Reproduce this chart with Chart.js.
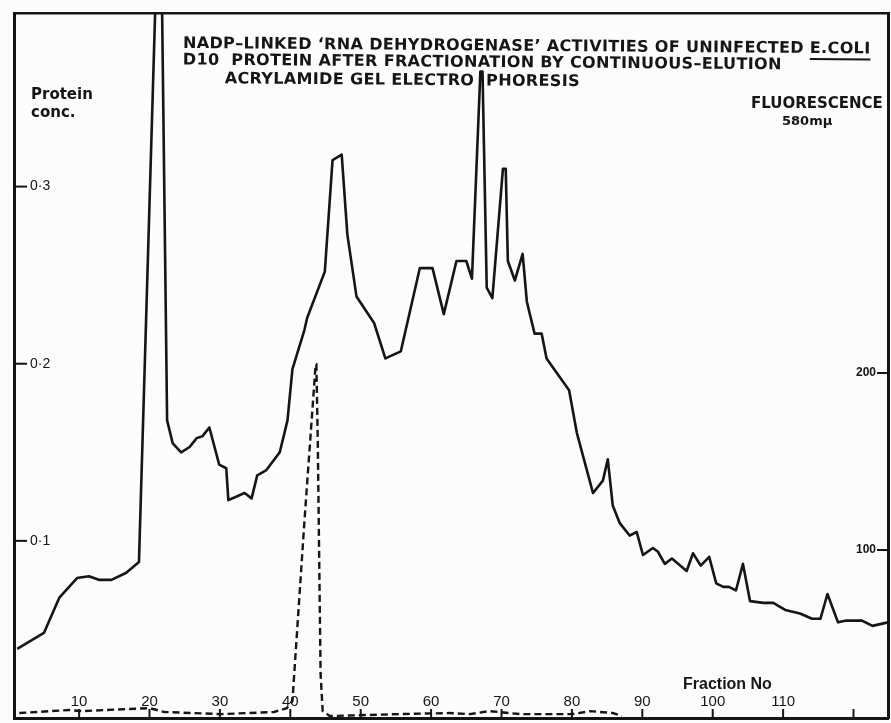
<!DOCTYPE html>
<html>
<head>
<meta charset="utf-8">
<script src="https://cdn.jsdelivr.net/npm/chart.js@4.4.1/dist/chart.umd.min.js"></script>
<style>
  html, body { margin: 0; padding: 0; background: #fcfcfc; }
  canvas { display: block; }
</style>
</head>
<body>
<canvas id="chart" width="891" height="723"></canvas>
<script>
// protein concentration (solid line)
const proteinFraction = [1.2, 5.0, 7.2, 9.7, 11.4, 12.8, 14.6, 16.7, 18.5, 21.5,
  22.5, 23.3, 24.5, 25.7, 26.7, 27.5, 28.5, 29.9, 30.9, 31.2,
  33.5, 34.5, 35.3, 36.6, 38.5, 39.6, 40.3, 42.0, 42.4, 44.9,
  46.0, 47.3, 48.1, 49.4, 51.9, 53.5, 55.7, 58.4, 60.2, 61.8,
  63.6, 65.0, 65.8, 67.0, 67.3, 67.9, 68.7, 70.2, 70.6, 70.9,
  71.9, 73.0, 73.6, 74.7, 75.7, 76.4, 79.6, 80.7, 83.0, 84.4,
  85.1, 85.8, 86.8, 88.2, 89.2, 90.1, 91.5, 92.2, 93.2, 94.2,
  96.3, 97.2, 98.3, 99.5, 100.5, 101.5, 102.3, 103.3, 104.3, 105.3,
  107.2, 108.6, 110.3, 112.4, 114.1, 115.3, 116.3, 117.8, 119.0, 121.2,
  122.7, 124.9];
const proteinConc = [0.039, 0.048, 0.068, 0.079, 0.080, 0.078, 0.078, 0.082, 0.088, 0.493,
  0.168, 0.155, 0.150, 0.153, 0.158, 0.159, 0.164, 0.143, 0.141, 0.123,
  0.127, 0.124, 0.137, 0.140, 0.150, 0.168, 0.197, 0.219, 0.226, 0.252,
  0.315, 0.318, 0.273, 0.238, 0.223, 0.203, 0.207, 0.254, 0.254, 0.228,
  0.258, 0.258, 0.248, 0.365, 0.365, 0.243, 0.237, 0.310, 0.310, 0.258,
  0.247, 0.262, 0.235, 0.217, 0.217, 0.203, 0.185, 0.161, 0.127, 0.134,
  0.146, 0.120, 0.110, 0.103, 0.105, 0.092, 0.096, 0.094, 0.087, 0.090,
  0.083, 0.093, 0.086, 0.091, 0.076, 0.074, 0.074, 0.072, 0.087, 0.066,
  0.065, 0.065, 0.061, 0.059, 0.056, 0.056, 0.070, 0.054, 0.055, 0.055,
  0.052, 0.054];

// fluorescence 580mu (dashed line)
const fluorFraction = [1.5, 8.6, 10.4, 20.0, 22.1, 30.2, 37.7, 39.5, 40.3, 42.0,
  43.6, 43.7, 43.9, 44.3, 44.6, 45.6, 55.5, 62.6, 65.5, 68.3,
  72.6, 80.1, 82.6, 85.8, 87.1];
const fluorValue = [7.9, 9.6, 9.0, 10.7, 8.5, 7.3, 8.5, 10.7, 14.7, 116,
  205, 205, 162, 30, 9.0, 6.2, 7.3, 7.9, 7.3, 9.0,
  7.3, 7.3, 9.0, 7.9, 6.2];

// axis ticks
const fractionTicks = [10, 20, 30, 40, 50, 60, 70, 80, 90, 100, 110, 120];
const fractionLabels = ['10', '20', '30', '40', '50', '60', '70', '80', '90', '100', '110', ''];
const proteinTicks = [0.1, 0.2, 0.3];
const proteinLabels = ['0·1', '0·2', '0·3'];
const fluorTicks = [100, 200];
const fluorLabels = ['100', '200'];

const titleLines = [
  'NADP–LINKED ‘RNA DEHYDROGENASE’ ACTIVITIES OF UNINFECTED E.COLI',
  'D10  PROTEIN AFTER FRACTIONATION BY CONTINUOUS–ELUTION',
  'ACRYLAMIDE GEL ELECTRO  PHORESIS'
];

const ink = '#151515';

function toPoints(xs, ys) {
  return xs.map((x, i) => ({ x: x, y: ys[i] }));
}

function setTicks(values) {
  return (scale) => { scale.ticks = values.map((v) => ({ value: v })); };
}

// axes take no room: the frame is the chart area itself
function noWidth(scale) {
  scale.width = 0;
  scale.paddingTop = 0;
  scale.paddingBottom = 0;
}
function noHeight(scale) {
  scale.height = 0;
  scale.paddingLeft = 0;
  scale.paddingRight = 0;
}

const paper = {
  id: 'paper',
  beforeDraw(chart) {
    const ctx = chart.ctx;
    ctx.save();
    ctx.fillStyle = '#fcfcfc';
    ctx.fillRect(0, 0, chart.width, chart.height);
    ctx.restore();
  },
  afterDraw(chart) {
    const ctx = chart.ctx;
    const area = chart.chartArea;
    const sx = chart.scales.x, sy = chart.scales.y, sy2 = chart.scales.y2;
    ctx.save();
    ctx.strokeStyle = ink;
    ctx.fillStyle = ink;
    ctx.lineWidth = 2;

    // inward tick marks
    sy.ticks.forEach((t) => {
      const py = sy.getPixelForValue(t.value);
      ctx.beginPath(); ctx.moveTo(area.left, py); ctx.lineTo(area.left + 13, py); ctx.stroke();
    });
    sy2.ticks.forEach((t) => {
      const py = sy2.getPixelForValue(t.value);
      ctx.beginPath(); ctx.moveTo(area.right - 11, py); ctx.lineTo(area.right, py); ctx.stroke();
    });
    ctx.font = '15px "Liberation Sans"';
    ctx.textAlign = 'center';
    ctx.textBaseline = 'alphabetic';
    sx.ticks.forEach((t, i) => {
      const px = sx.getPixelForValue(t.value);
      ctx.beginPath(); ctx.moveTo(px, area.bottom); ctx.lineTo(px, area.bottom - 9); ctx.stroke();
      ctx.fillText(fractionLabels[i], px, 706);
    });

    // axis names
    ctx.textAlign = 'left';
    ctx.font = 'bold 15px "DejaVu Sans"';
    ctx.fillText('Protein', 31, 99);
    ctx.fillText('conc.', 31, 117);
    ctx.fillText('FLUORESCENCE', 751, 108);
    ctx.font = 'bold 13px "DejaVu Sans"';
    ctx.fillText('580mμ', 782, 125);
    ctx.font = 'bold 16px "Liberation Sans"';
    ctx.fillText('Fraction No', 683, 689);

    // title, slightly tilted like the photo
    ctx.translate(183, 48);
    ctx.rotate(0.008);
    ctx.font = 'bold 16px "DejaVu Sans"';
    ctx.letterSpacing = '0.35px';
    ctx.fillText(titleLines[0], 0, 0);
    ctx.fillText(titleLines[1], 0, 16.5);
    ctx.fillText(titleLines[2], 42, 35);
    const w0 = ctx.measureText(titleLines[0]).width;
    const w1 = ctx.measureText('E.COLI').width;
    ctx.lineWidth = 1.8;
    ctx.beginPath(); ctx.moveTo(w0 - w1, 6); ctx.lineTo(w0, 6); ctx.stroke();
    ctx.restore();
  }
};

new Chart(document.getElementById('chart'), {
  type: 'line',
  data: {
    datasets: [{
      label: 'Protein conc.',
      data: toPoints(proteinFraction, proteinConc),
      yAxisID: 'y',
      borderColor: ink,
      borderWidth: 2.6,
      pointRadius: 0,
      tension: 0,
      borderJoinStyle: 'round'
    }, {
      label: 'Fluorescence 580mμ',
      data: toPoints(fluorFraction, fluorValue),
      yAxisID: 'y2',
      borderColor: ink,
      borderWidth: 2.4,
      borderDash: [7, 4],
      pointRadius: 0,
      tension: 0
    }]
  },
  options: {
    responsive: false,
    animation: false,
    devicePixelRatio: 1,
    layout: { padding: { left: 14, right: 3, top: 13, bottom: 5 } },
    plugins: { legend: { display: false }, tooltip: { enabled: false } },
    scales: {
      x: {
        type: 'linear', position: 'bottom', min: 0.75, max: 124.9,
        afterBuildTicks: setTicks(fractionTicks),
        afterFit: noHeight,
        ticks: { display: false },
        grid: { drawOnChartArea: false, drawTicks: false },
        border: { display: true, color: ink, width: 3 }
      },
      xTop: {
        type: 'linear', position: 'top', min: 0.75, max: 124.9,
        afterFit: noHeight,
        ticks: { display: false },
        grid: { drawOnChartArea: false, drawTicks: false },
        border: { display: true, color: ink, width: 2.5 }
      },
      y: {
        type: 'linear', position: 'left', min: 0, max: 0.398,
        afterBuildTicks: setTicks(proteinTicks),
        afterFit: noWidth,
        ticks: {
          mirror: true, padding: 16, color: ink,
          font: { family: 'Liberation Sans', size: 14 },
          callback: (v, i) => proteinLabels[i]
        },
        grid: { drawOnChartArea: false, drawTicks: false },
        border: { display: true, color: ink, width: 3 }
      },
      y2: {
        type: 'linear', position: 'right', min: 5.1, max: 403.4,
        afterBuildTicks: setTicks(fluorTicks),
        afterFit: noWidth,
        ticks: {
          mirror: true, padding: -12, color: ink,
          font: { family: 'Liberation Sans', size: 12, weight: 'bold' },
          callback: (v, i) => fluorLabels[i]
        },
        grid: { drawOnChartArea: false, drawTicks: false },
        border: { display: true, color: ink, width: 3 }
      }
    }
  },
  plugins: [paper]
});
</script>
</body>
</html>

TASK => Reproduce the material above exactly, first line through the line that contains "0.052, 0.054];", minus the pictures.

RESPONSE TO THIS EXERCISE =>
Reproduce this chart with Chart.js.
<!DOCTYPE html>
<html>
<head>
<meta charset="utf-8">
<script src="https://cdn.jsdelivr.net/npm/chart.js@4.4.1/dist/chart.umd.min.js"></script>
<style>
  html, body { margin: 0; padding: 0; background: #fcfcfc; }
  canvas { display: block; }
</style>
</head>
<body>
<canvas id="chart" width="891" height="723"></canvas>
<script>
// protein concentration (solid line)
const proteinFraction = [1.2, 5.0, 7.2, 9.7, 11.4, 12.8, 14.6, 16.7, 18.5, 21.5,
  22.5, 23.3, 24.5, 25.7, 26.7, 27.5, 28.5, 29.9, 30.9, 31.2,
  33.5, 34.5, 35.3, 36.6, 38.5, 39.6, 40.3, 42.0, 42.4, 44.9,
  46.0, 47.3, 48.1, 49.4, 51.9, 53.5, 55.7, 58.4, 60.2, 61.8,
  63.6, 65.0, 65.8, 67.0, 67.3, 67.9, 68.7, 70.2, 70.6, 70.9,
  71.9, 73.0, 73.6, 74.7, 75.7, 76.4, 79.6, 80.7, 83.0, 84.4,
  85.1, 85.8, 86.8, 88.2, 89.2, 90.1, 91.5, 92.2, 93.2, 94.2,
  96.3, 97.2, 98.3, 99.5, 100.5, 101.5, 102.3, 103.3, 104.3, 105.3,
  107.2, 108.6, 110.3, 112.4, 114.1, 115.3, 116.3, 117.8, 119.0, 121.2,
  122.7, 124.9];
const proteinConc = [0.039, 0.048, 0.068, 0.079, 0.080, 0.078, 0.078, 0.082, 0.088, 0.493,
  0.168, 0.155, 0.150, 0.153, 0.158, 0.159, 0.164, 0.143, 0.141, 0.123,
  0.127, 0.124, 0.137, 0.140, 0.150, 0.168, 0.197, 0.219, 0.226, 0.252,
  0.315, 0.318, 0.273, 0.238, 0.223, 0.203, 0.207, 0.254, 0.254, 0.228,
  0.258, 0.258, 0.248, 0.365, 0.365, 0.243, 0.237, 0.310, 0.310, 0.258,
  0.247, 0.262, 0.235, 0.217, 0.217, 0.203, 0.185, 0.161, 0.127, 0.134,
  0.146, 0.120, 0.110, 0.103, 0.105, 0.092, 0.096, 0.094, 0.087, 0.090,
  0.083, 0.093, 0.086, 0.091, 0.076, 0.074, 0.074, 0.072, 0.087, 0.066,
  0.065, 0.065, 0.061, 0.059, 0.056, 0.056, 0.070, 0.054, 0.055, 0.055,
  0.052, 0.054];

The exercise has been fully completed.